Los Angeles artist Mario Ybarra Jr. visited the Getty this summer to speak to 107 interns gathered for Arts Summit. This annual event, organized by the Getty Foundation for its Multicultural Undergraduate Internship Program, offers a day of talks and community for Getty interns considering careers in the arts. And every year, a different leader from the city’s arts community offers a rousing and inspiring keynote.
In this year’s talk, Mario shared the six steps of a creative process essential to his successful career as an artist. He explained this process by putting it in context of the time he baked a chocolate cake for his mom’s birthday under the pressure of having to top the cake his sister had baked the year before.
The six steps in any a creative process, he said, are:
- intent
- content
- context
- production
- distribution
- documentation
His intent was to bake an amazing cake. The content was a chocolate cake, and the context was the need to celebrate his mother’s birthday. For the production phase, he found a recipe, bought the ingredients, and assembled the cake. The next step was distribution, when he had to present the cake to his family and convince them it was amazing. Finally, there was documentation, as he had to leave proof that he had made, if not an amazing cake, at least some kind of cake.
Along the way, Mario brought out the inner third-grader in all of us as he had us outline our hands on a sheet of paper, like a Thanksgiving turkey hand. On each of the four wings, the head, and the belly, Mario instructed us to outline the six steps of his creative process. The diagram acts as a memory aid and reminds us that each of our hands, literally and symbolically, is unique.

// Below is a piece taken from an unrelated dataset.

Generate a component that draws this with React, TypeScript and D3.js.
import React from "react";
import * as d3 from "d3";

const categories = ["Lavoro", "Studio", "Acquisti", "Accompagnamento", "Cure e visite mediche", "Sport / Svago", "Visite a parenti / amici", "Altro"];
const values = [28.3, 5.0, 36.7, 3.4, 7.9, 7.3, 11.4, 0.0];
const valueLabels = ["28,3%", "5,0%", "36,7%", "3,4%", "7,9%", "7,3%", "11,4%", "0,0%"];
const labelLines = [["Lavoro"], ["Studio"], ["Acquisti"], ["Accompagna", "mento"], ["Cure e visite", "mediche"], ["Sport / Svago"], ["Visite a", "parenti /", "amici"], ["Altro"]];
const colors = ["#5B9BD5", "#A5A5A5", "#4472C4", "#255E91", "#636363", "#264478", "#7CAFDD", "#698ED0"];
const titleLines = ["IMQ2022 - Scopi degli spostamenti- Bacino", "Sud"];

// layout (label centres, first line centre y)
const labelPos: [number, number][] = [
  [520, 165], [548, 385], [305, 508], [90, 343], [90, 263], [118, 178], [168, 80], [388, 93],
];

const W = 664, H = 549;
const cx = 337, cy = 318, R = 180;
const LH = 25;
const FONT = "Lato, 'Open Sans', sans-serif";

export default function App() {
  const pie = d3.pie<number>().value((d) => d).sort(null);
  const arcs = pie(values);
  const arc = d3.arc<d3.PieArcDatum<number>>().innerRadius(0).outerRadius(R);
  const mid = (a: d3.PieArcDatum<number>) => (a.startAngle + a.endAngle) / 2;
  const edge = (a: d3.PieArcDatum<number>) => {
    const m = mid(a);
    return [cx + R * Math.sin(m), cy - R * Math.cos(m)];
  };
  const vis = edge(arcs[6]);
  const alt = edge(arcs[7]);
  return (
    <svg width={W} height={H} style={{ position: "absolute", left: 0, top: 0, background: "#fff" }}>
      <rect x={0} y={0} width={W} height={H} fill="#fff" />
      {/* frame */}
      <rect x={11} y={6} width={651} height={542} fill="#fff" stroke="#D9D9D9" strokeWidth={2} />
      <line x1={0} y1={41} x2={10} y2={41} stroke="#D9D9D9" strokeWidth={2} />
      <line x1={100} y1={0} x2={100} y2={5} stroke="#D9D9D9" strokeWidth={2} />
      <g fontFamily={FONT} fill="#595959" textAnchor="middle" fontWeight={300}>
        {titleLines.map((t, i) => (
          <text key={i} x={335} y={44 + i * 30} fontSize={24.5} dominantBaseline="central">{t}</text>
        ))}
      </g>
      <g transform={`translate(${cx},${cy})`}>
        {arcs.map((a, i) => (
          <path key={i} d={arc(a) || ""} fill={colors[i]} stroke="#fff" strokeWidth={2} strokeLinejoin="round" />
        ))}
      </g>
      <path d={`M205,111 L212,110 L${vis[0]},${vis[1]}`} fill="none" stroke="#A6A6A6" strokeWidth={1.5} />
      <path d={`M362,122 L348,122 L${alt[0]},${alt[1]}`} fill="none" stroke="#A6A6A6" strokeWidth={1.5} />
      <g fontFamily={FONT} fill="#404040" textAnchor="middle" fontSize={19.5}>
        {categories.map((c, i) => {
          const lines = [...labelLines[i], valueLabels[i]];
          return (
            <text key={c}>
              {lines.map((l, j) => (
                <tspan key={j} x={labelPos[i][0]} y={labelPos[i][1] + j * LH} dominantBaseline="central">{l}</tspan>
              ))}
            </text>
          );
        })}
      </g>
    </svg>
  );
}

Though he simplified the six steps through his cake-baking story to show that they could be applied to everyday problem solving, Mario’s main point was that this was a process that an artist should follow every day. He stressed the importance of not only creating great work that has intent, content, and context, but also promoting one’s work and purpose as an artist to the outside world through production, distribution, and documentation. And when you got to the end of the process, documentation acts as a springboard to start the next artwork.

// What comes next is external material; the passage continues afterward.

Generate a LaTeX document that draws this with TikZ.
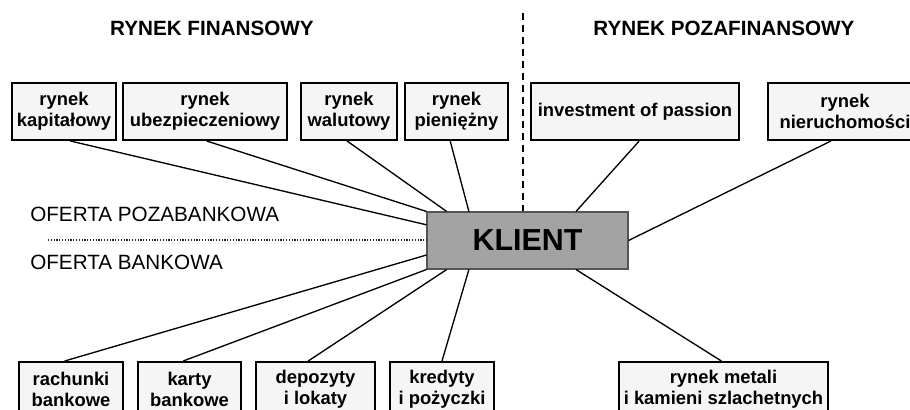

It is possible to be at different points in this process on a daily basis; one moment we can be at intent (why am I here?) and another at distribution (how can I let it be known that I am here and what my purpose is).

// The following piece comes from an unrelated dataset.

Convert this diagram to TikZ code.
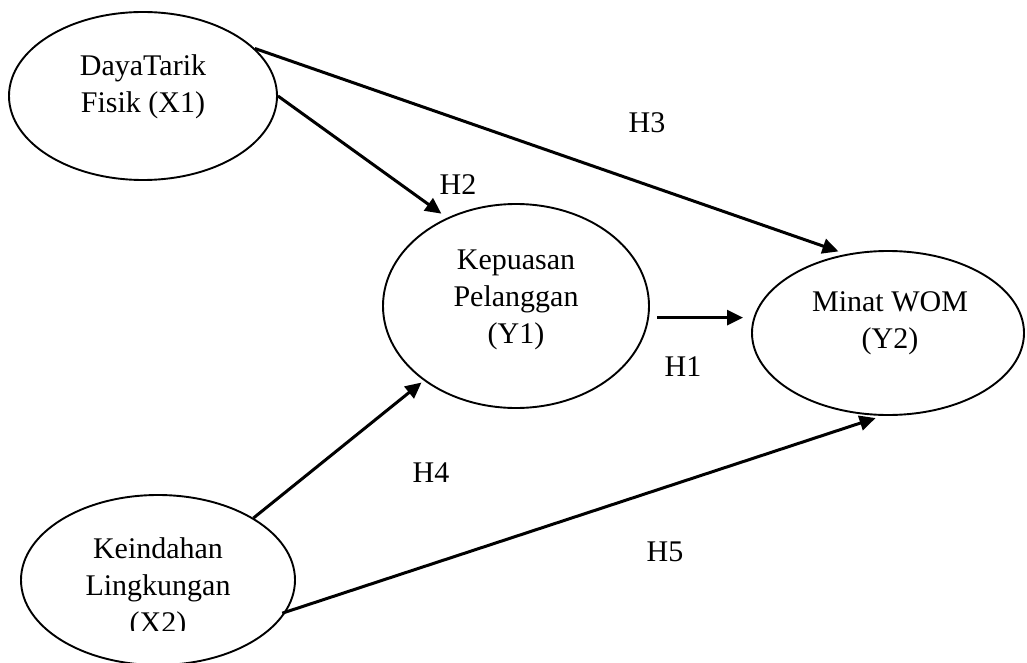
\documentclass[tikz,border=0pt]{standalone}
\usepackage{fontspec}
\setmainfont{Liberation Serif}
\usetikzlibrary{shapes.geometric,arrows.meta}

\begin{document}
\begin{tikzpicture}[x=1pt,y=-1pt,
		var/.style={ellipse, draw, line width=1.9pt, inner sep=0pt},
		txt/.style={align=center, inner sep=0pt, font=\fontsize{30}{37}\selectfont},
		hyp/.style={inner sep=0pt, font=\fontsize{30}{35}\selectfont},
		arr/.style={line width=3pt, -{Triangle[length=16pt,width=15pt]}}]
		\useasboundingbox (0,0) rectangle (1027,663);
		
		% variables
		\node[var, minimum width=268pt, minimum height=168pt] (x1) at (143,96) {};
		\node[var, minimum width=266pt, minimum height=204pt] (y1) at (516,306) {};
		\node[var, minimum width=272pt, minimum height=164pt] (y2) at (888,333) {};
		\node[var, minimum width=274pt, minimum height=170pt] (x2) at (158,580) {};
		
		\node[txt] (x1txt) at (143,86.5) {DayaTarik\\Fisik (X1)};
		\node[txt] (y1txt) at (516,299.5) {Kepuasan\\Pelanggan\\(Y1)};
		\node[txt] (y2txt) at (890,323) {Minat WOM\\(Y2)};
		\begin{scope}
			\clip (0,0) rectangle (1027,630);
			\node[txt] (x2txt) at (158,588) {Keindahan\\Lingkungan\\(X2)};
		\end{scope}
		
		% paths
		\draw[arr, shorten >=7pt] (x1.0) -- (y1.128);
		\draw[arr, shorten >=8pt] (x1.23) -- (y2.118);
		\draw[arr, shorten <=8pt, shorten >=8pt] (y1.-5) -- (y1.-5 -| y2.west);
		\draw[arr, shorten >=3pt] (x2.33) -- (y1.219);
		\draw[arr, shorten <=-4pt, shorten >=7pt] (x2.-14) -- (y2.266);
		
		\node[hyp] (h1) at (683,367) {H1};
		\node[hyp] (h2) at (458,185) {H2};
		\node[hyp] (h3) at (647,123) {H3};
		\node[hyp] (h4) at (431,473) {H4};
		\node[hyp] (h5) at (665,552) {H5};
	\end{tikzpicture}
\end{document}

Our individual “turkey hands,” which we each took home from the day, remind us not only of Mario’s inspiring words but also that each of our hands, but also the distinct touch each of us brings to everything we do. It was a perfect message for the interns in the audience, who represent many different backgrounds and have been working at a wide variety of arts organizations and museums across L.A. County. Our diverse experiences make up the unique fabric of the Multicultural Undergraduate Internship program, which now has over 3,000 alumni, each of whom contributes to an extraordinary narrative and legacy.